-- start Dataset --

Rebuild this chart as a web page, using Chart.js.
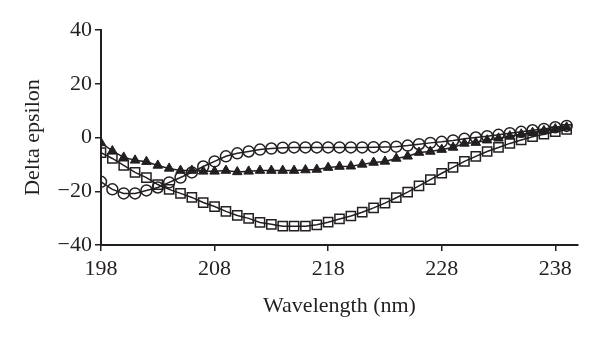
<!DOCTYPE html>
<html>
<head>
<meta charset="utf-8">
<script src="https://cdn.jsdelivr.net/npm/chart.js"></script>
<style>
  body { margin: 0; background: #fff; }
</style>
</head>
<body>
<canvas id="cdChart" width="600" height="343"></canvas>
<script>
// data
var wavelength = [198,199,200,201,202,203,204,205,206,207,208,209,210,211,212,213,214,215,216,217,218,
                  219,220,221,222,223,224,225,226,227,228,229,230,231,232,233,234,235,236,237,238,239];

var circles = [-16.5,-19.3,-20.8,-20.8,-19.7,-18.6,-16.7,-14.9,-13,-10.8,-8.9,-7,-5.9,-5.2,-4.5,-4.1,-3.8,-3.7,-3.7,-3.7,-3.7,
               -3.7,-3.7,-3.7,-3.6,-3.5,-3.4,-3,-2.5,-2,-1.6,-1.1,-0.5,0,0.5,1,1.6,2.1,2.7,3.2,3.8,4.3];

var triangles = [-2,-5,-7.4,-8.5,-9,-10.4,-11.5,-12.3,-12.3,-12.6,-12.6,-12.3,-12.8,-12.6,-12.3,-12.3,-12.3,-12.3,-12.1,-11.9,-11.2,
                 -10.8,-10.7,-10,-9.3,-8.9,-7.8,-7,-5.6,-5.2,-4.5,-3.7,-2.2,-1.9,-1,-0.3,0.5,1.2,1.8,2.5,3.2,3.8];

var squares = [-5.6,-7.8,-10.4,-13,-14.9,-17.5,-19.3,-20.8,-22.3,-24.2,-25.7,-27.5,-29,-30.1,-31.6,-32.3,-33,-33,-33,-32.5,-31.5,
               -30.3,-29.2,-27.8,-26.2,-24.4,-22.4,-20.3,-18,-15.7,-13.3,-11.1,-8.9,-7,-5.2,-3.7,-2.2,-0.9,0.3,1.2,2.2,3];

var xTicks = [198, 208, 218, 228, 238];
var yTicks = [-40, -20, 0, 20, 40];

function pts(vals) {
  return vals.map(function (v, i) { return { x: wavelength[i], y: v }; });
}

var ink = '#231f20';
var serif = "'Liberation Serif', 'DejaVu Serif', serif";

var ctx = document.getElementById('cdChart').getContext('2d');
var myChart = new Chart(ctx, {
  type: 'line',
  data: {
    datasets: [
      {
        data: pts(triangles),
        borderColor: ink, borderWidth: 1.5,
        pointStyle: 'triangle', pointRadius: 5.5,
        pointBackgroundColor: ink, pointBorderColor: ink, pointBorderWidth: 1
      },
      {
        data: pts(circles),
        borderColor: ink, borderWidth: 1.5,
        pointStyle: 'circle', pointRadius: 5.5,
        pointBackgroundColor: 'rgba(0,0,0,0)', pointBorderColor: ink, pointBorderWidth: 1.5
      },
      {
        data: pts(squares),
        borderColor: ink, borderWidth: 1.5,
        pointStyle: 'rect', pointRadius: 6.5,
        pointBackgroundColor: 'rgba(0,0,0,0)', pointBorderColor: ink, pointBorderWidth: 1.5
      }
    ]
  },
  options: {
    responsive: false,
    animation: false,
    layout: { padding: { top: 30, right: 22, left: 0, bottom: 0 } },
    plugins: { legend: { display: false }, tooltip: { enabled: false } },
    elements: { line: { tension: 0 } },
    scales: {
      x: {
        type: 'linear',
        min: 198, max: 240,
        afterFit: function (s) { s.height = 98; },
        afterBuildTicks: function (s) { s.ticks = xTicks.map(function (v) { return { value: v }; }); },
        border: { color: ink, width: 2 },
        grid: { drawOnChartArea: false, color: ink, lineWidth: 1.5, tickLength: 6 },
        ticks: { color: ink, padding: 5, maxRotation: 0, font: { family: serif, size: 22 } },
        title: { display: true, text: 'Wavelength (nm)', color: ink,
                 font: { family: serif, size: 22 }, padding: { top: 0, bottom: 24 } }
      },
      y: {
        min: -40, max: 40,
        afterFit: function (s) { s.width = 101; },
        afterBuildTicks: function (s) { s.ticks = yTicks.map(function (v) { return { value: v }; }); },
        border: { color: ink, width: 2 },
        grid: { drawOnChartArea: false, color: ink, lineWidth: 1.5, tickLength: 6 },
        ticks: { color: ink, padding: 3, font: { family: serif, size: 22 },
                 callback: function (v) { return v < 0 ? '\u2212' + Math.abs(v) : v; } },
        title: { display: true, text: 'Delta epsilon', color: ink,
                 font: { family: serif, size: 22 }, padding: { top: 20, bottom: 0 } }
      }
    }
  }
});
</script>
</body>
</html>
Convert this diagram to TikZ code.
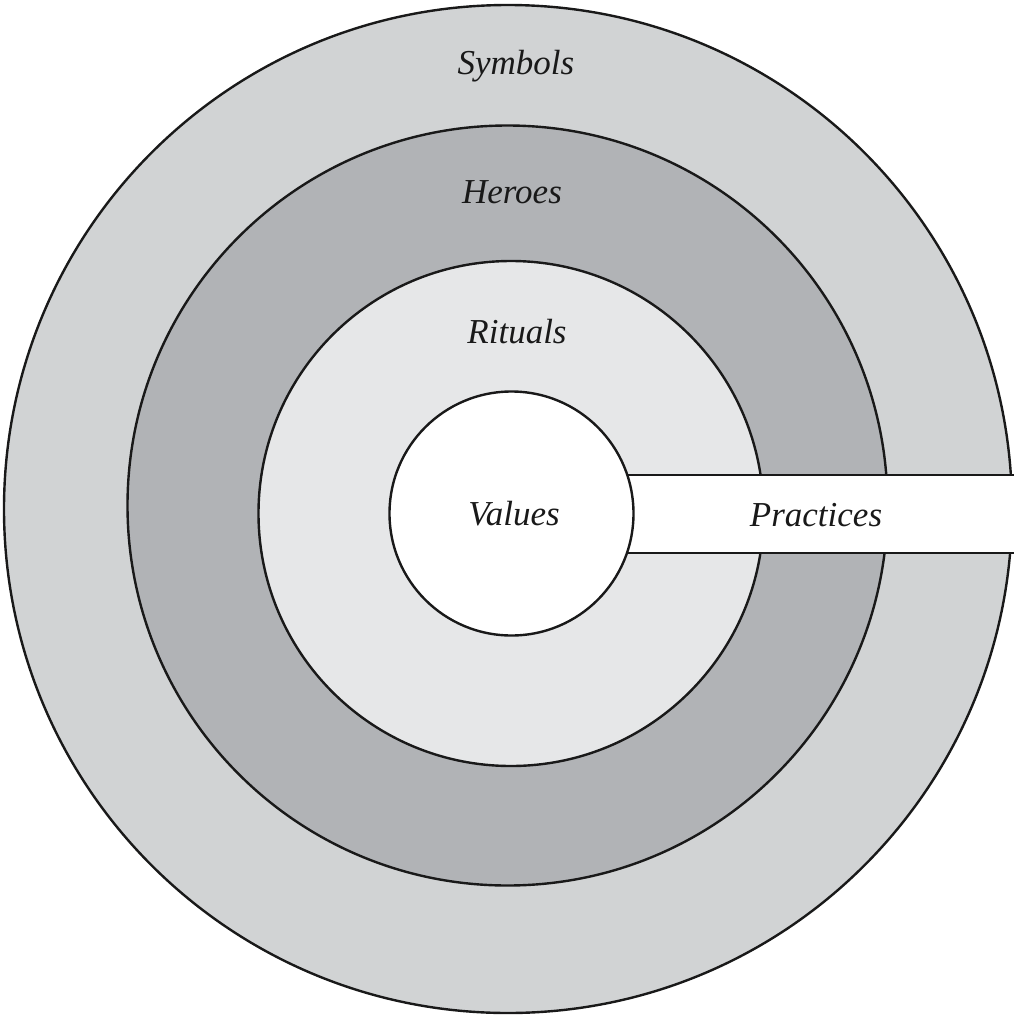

-- end Dataset --

▶ [Required task]: Which lines in the records above contain the string "this"? Copy each one.

▶ [Finished exercise]:
Rebuild this chart as a web page, using Chart.js.
Convert this diagram to TikZ code.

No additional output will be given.